Bruno Mars is an inspiration to me. I can relate his life story to mine, therefore I would love to do col­laborate with him. I also would love to collaborate more with artists in Bangladesh and Kolkata so we can bring this new Bangla urban sound further. I’m all about working with hard-working and down-to-earth artists like me.  

Tell us something about you that not many people know?  

I love to cook and like to go fishing in the summer­time. Also, not many people knew that I was Bengali when I was singing in Punjabi with The Bilz & Kashif. It shocked them to the bone and they were extremely impressed.  

Which of your own unreleased songs are you most excited about?  

I’m really excited about my next Bangla collabora­tion with an artist from the UK and also my first Hindi solo track, which brings back real r’n’b vibes. I’ve also produced a hit record for Protic from Bang­ladesh that’s going to be huge.  

Why aren’t there more Bangla artists doing com­mercial music?  

I’ve been in north America for many years and adapted to the urban culture. So I can get a first hand on the style and its evolution of music throughout the years. There are other artists from Bangladesh who tried, but it’s not organic for them.  

Just slapping a hip-hop beat on a melody doesn’t make it urban. I don’t use any samples in my music and produce the whole beat from scratch. So I have the understanding and the experience of the true urban music since to know what gets people mov­ing. Yes, I do want more to emerge, and in the last three years I’m seeing more artists work on their craft and some are now shining.  

Who is your own biggest hero of Bangla music?  

I would say Kishore Kumar. That feeling you get when you hear his voice is so comforting. He is so versatile and comedic at the same time.  

How much does live performing mean to you?  

Live performance has always been part of me since I immigrated to Canada.

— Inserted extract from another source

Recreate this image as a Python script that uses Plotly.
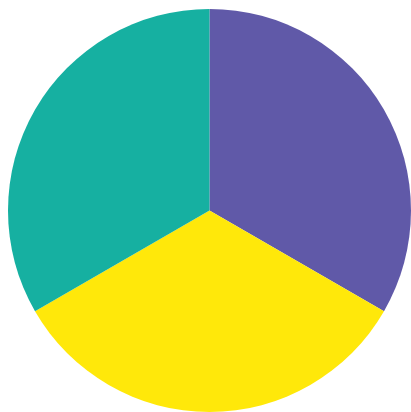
import plotly.graph_objects as go

categories = ["Purple", "Yellow", "Teal"]
values = [1, 1, 1]
colors = ["#6059a8", "#ffe80a", "#16b0a1"]

fig = go.Figure(
    go.Pie(
        labels=categories,
        values=values,
        sort=False,
        direction="clockwise",
        rotation=0,
        marker=dict(colors=colors, line=dict(width=0)),
        textinfo="none",
        hoverinfo="label+percent",
        domain=dict(x=[8 / 411, 1.0], y=[0.0, 1 - 9 / 412]),
    )
)
fig.update_layout(
    width=411,
    height=412,
    margin=dict(l=0, r=0, t=0, b=0),
    paper_bgcolor="white",
    plot_bgcolor="white",
    showlegend=False,
)
fig.write_html(
    "out.html",
    config={"displayModeBar": False},
    post_script="document.body.style.margin='0';document.body.style.overflow='hidden';",
)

My sister and I performed with a harmonium on stage as kids. Since then, I’ve accompanied many international singers and musi­cians. I say true talent shows when you perform live.  

Your fans want to see your true passion for what you do, so live performance is so important. I’ve learnt to play guitar, tabla and other percussion in­struments. I say a true musician/artist is revealed when you don’t have electricity.  

If you could master something new, what would it be?  

Even though I’ve self-taught to play the keyboard,  

I wish I did put in more time to master the piano. Let’s see if the future allows me to put some time aside.  

What is your favourite musical instrument?  

The tabla will always be my favourite. This is an in­strument that needs lots of dedication and demands practice. The best thing about it is you can never stop learning. It has also taught me how to be open about music and allows you to grow. It lured me to write the song Balle Balle on The Bilz debut album, which I would say is the first blues bhangra single that came out in the urban desi scene.  

What inspires you?  

Good people with good musical talents touches my heart. Artists that know it will take many years and dedication. Also, educating the new generation about their culture in a positive way. Seeing fans who never listened to Bangla music before, but have now opened their mind to my music. All of this in­spires me to create music!  

Why do you love music?  

Music completes my soul and defines who I am. It is my religion. I just cannot see myself not doing music. It provides emotions that no other feeling can and it unites people to have a good time, not matter what. I love to create music that’s universal and that’s what my next movement Bangla-urban is all about.